Im thinking about cutting down the voltage in a Passenger car light, so that the constant 18VAC on the track for TMCC use, wont blow the bulbs out. They are Lionel Passenger cars and use a 14 volt bulb. Guess I could use resistor to achieve this, also.


----------



## Hutch (Dec 19, 2012)

all you need is a bridge rectifier


----------



## Patrick1544 (Apr 27, 2013)

OK. Ill look for a rectifier with with the ratings I need. Thanks


----------



## gunrunnerjohn (Nov 10, 2010)

Actually, if you want to cut the voltage to the bulbs in a passenger car, it's as simple as a single diode. It'll run them at roughly half the voltage of the track voltage. The bridge rectifier is overkill and not necessary.

A 1A diode is all you need for each passenger car, they're very common. 1N4001 through 1N4005 are common types, typically available for a few cents each.

A resistor is the WRONG way to do this, as you'd have a pretty large resistor getting quite warm in the car.

Of course, a much better way is to convert them to LED's, they don't use any significant power and you can make them totally flicker-free quite simply.


----------



## Patrick1544 (Apr 27, 2013)

I do have some 1N5402 diodes. Ill try that. The diode dropped the 18VAC down to 10VAC. Just about the right brightness I"m looking for. Now, Is flicker free possible using incandescent bulbs?


----------



## gunrunnerjohn (Nov 10, 2010)

Overkill for this job, but they'll certainly work! 

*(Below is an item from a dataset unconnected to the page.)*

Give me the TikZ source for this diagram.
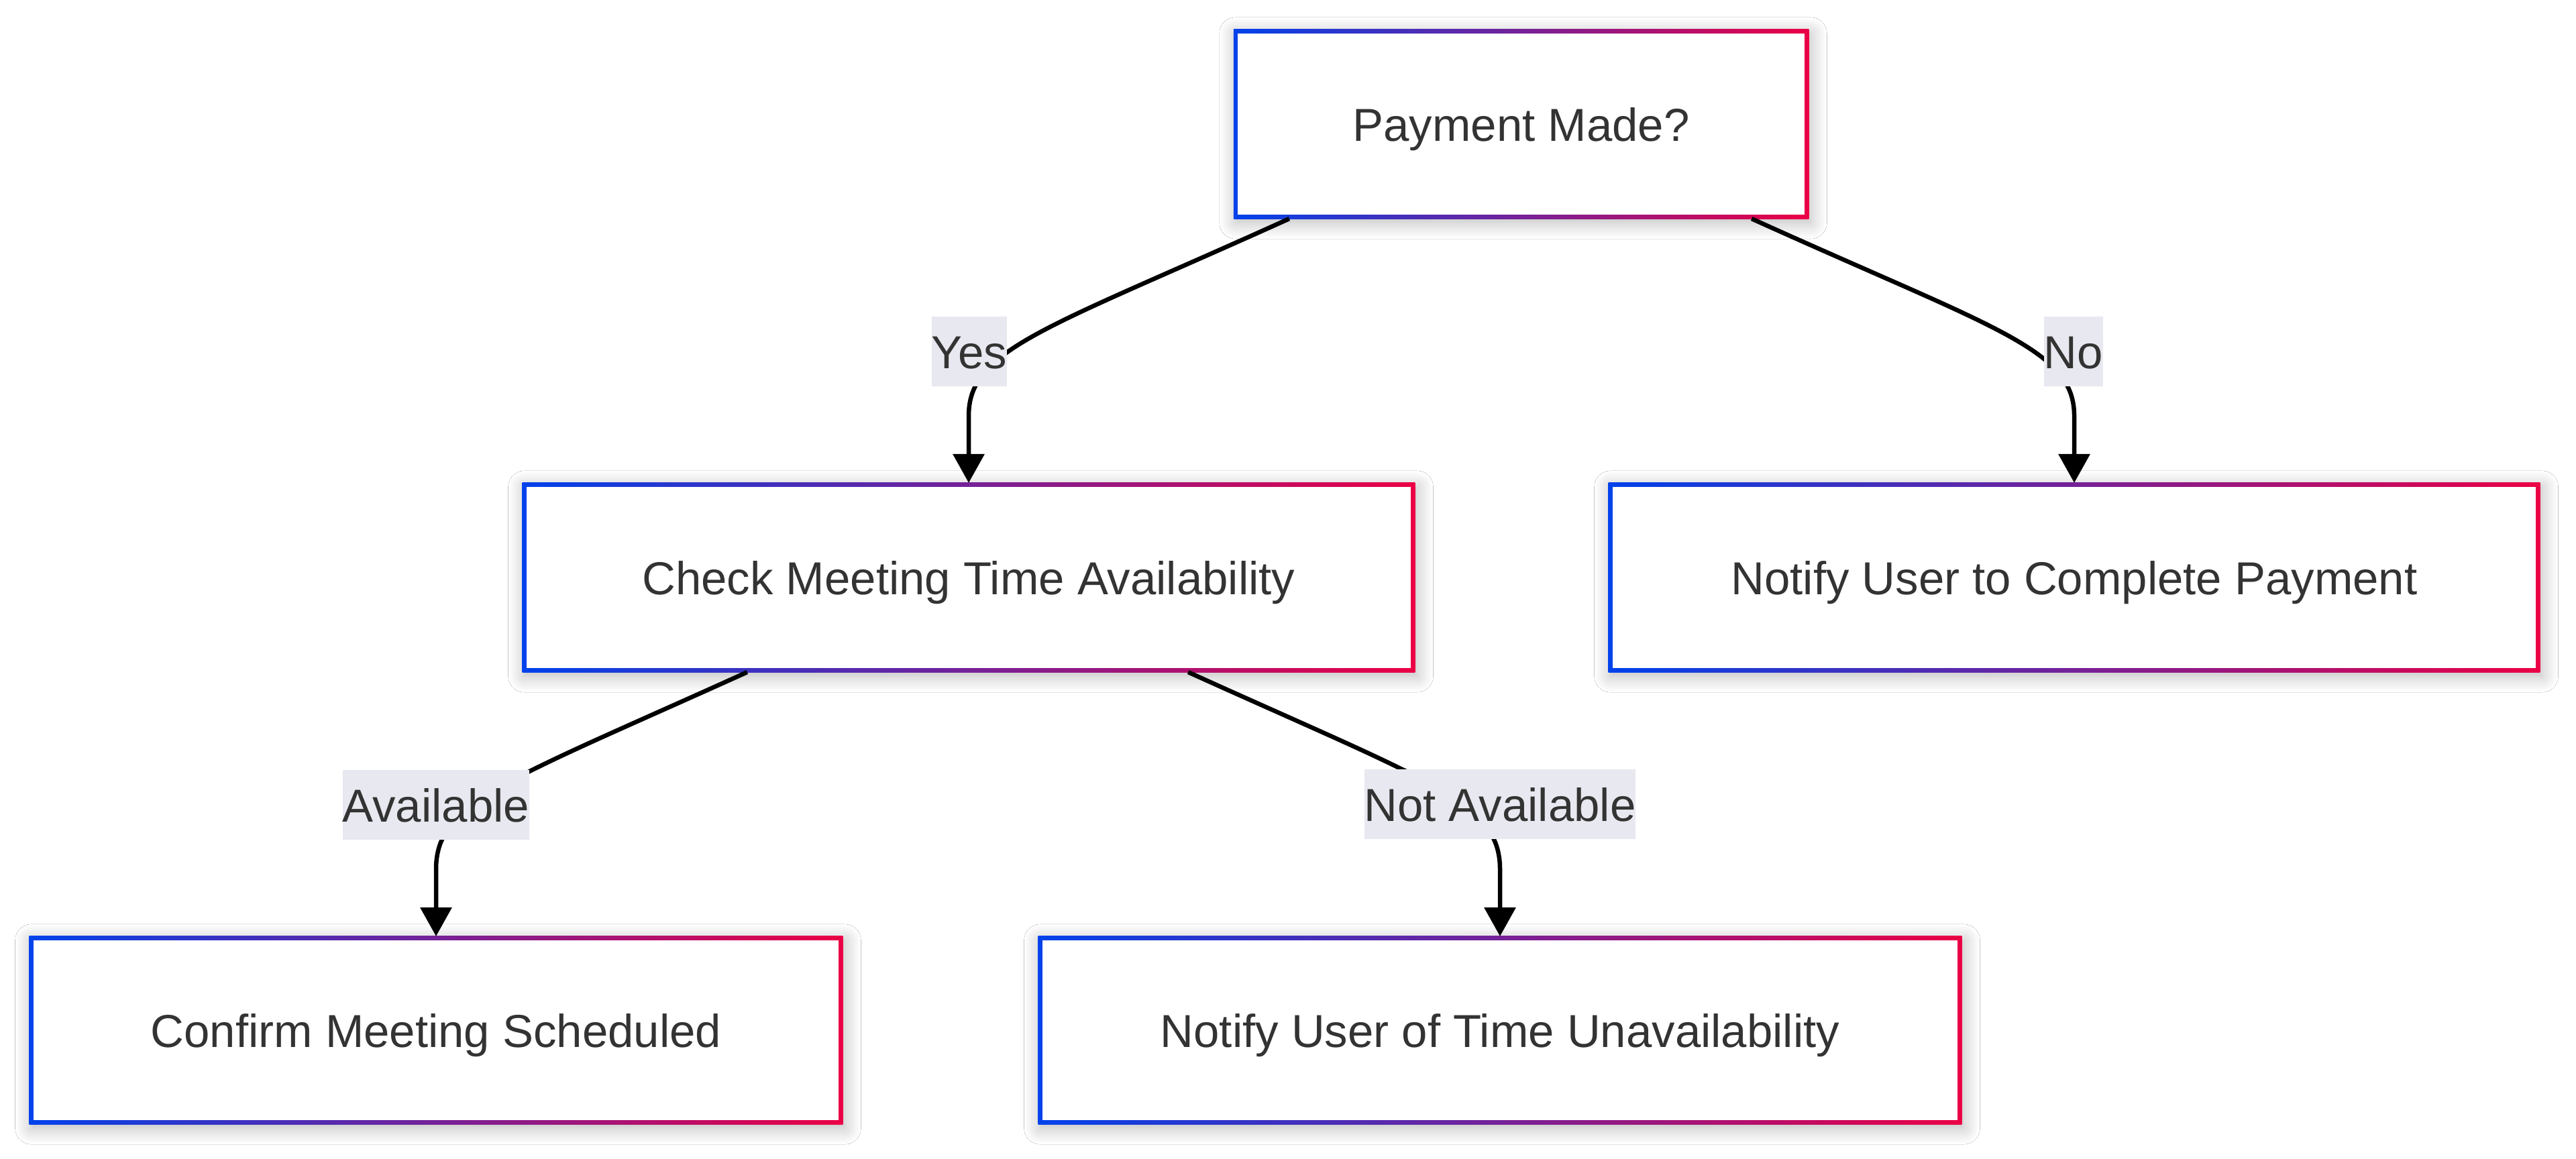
\documentclass[tikz,border=0pt]{standalone}
\usepackage{fontspec}
\setmainfont{Liberation Sans}
\usetikzlibrary{arrows.meta,calc,shadows.blur}
\definecolor{gblue}{HTML}{0042EB}
\definecolor{gred}{HTML}{EB0045}
\definecolor{txt}{HTML}{333333}
\definecolor{lblbg}{HTML}{E8E8F0}
\tikzset{
  box/.style={rectangle, inner sep=0pt, outer sep=0pt, fill=white,
    minimum height=2.82cm, text=txt, text height=0.5cm, text depth=0pt,
    font=\fontsize{19.6pt}{23.5pt}\selectfont,
    blur shadow={shadow xshift=0.03cm, shadow yshift=-0.06cm, shadow blur radius=0.24cm, shadow opacity=28, shadow blur steps=12},
    path picture={
      \shade[left color=gblue, right color=gred]
        (path picture bounding box.south west) rectangle (path picture bounding box.north east);
      \fill[white]
        ([shift={(0.06cm,0.06cm)}]path picture bounding box.south west) rectangle
        ([shift={(-0.06cm,-0.06cm)}]path picture bounding box.north east);
    }},
  elabel/.style={rectangle, fill=lblbg, text=txt, inner xsep=0pt, inner ysep=0pt,
    text height=0.5cm, text depth=0pt,
    minimum height=1.04cm, font=\fontsize{19.6pt}{23.5pt}\selectfont},
  edge/.style={line width=0.065cm, black, -{Triangle[width=0.46cm,length=0.43cm]}}
}
\begin{document}
\begin{tikzpicture}[x=0.01cm,y=-0.01cm]
\useasboundingbox[fill=white] (0,0) rectangle (3840,1727);

\node[box, minimum width=8.57cm] (b1) at (2267.5,185) {Payment Made?};
\node[box, minimum width=13.30cm] (b2) at (1444,861) {Check Meeting Time Availability};
\node[box, minimum width=13.88cm] (b3) at (3092,861) {Notify User to Complete Payment};
\node[box, minimum width=12.12cm, minimum height=2.80cm] (b4) at (650,1536) {Confirm Meeting Scheduled};
\node[box, minimum width=13.76cm, minimum height=2.80cm] (b5) at (2236,1536) {Notify User of Time Unavailability};

% edges
\draw[edge] ([xshift=-3.455cm]b1.south) .. controls (1560,490) and (1444,520) .. (1444,620) -- (b2.north);
\draw[edge] ([xshift=3.435cm]b1.south) .. controls (2973,490) and (3092,520) .. (3092,620) -- (b3.north);
\draw[edge] ([xshift=-3.30cm]b2.south) .. controls (752,1166) and (650,1196) .. (650,1296) -- (b4.north);
\draw[edge] ([xshift=3.27cm]b2.south) .. controls (2133,1166) and (2236,1196) .. (2236,1296) -- (b5.north);

% labels
\node[elabel] (lyes) at (1445,524) {Yes};
\node[elabel] (lno) at (3091,524) {No};
\node[elabel] (lav) at (650,1200) {Available};
\node[elabel] (lnav) at (2236,1199) {Not Available};
\end{tikzpicture}
\end{document}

One tip. Alternate the polarity of the diodes in the individual cars so you have an even, or close to even distribution. That is, the band on half of them should face the pickup rollers, and away for the other half of the car lot. This minimizes the DC offset on the track which could start blowing your horn in conventional mode if you have half a dozen cars with the same polarity.


----------



## Patrick1544 (Apr 27, 2013)

......


----------



## Patrick1544 (Apr 27, 2013)

Great tip.
Would never have thought of the effect it might have.
Thank you


----------



## gunrunnerjohn (Nov 10, 2010)

It's the little things that sometimes get you.


----------